Seiring berubahnya zaman, ruang sensitif tersebut pun perlu diperluas lagi. Misalnya ruang sensitif atas ayat-ayat saintifik. Generasi milenial mungkin sangat butuh penjelasan ringkas dan memantik riset atas ayat-ayat tersebut.
Di Indonesia, M. Quraish Shihab dalam al-Qur’an dan Maknanya (2010) sudah memulainya. Kata khardal dalam QS. Al-Anbiya [21]47 diterjemahkan biji moster. Pak Quraish menambahkan penjelasan saintifik biji moster di dalam footnote. Banyak catatan kaki dalam terjemahnya yang mengintordusir gagasan saintifik.

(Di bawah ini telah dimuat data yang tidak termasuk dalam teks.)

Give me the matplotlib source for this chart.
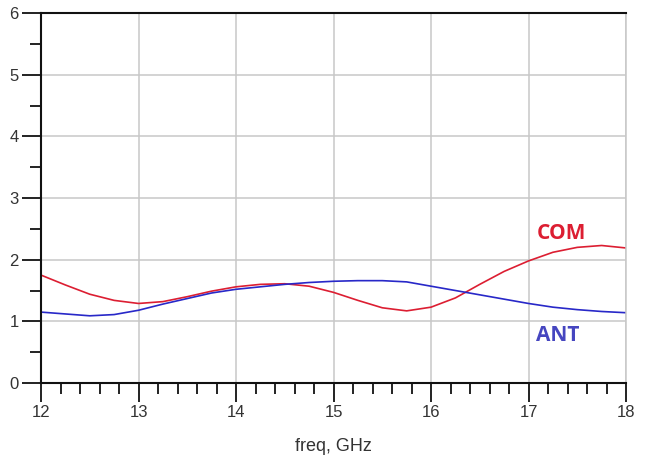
import numpy as np
import matplotlib.pyplot as plt
from matplotlib.ticker import MultipleLocator

plt.rcParams['font.family'] = ['Liberation Sans', 'DejaVu Sans']

freq = [12.0, 12.25, 12.5, 12.75, 13.0, 13.25, 13.5, 13.75, 14.0, 14.25, 14.5, 14.75,
        15.0, 15.25, 15.5, 15.75, 16.0, 16.25, 16.5, 16.75, 17.0, 17.25, 17.5, 17.75, 18.0]
com = [1.75, 1.59, 1.44, 1.34, 1.29, 1.32, 1.40, 1.49, 1.56, 1.60, 1.61, 1.57,
       1.47, 1.34, 1.22, 1.17, 1.23, 1.38, 1.60, 1.81, 1.98, 2.12, 2.20, 2.23, 2.19]
ant = [1.15, 1.12, 1.09, 1.11, 1.18, 1.28, 1.37, 1.46, 1.52, 1.56, 1.60, 1.63,
       1.65, 1.66, 1.66, 1.64, 1.57, 1.50, 1.43, 1.36, 1.29, 1.23, 1.19, 1.16, 1.14]

fig = plt.figure(figsize=(6.49, 4.65), dpi=100)
ax = fig.add_axes([0.0632, 0.1763, 0.9014, 0.7957])

ax.plot(freq, com, c='#dc1e32', lw=1.2)
ax.plot(freq, ant, c='#2828c8', lw=1.2)

ax.text(17.34, 2.43, 'COM', color='#dc1e32', fontsize=15, fontweight='bold',
        family='Open Sans', ha='center', va='center')
ax.text(17.3, 0.77, 'ANT', color='#4646c0', fontsize=15, fontweight='bold',
        family='Open Sans', ha='center', va='center')

ax.set_xlim(12, 18)
ax.set_ylim(0, 6)
ax.xaxis.set_major_locator(MultipleLocator(1))
ax.xaxis.set_minor_locator(MultipleLocator(0.2))
ax.yaxis.set_major_locator(MultipleLocator(1))
ax.yaxis.set_minor_locator(MultipleLocator(0.5))

ax.grid(True, which='major', color='#c8c8c8', lw=1.1)
ax.set_axisbelow(True)

for s in ['left', 'bottom', 'top']:
    ax.spines[s].set_color('#111111')
    ax.spines[s].set_linewidth(1.5)
ax.spines['right'].set_color('#c8c8c8')
ax.spines['right'].set_linewidth(1.1)

ax.tick_params(which='major', direction='out', length=14, width=1.3, color='#111111',
               labelsize=12, labelcolor='#333333')
ax.tick_params(which='minor', direction='out', length=8, width=1.3, color='#111111')
ax.tick_params(axis='y', pad=2)
ax.tick_params(axis='x', pad=2)

ax.set_xlabel('freq, GHz', fontsize=13, color='#333333', labelpad=13)

plt.savefig('out.png', dpi=100)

Belum lagi ayat-ayat yang multi-tafsir seperti: ayat-ayat teologi (free will dan predestination), ayat-ayat terkait dengan agama-agama lain, tentu harus diterjemahkan dalam kerangka menghadirkan Islam yang ramah dan moderat (rahmatan lil a’alamin). Harapannya, edisi penyempurnaan yang sudah dilaksanakan sejak 2016 hingga tahun ini, selain intelligible (dapat dimengerti) dan comprehensible (dapat dipahami).
Dan yang paling penting dalam proses penyempurnaan terjemah Alquran ini adalah menjawab pernyataan yang pernah diajukan oleh Tarif Khalidi (Penerjemah Alquran ke dalam bahasa Inggris): Does a new translation bring a new insight? Kita berharap penyempurnaan terjemah Alquran yang sedang berlangsung ini membawa sebuah pandangan baru.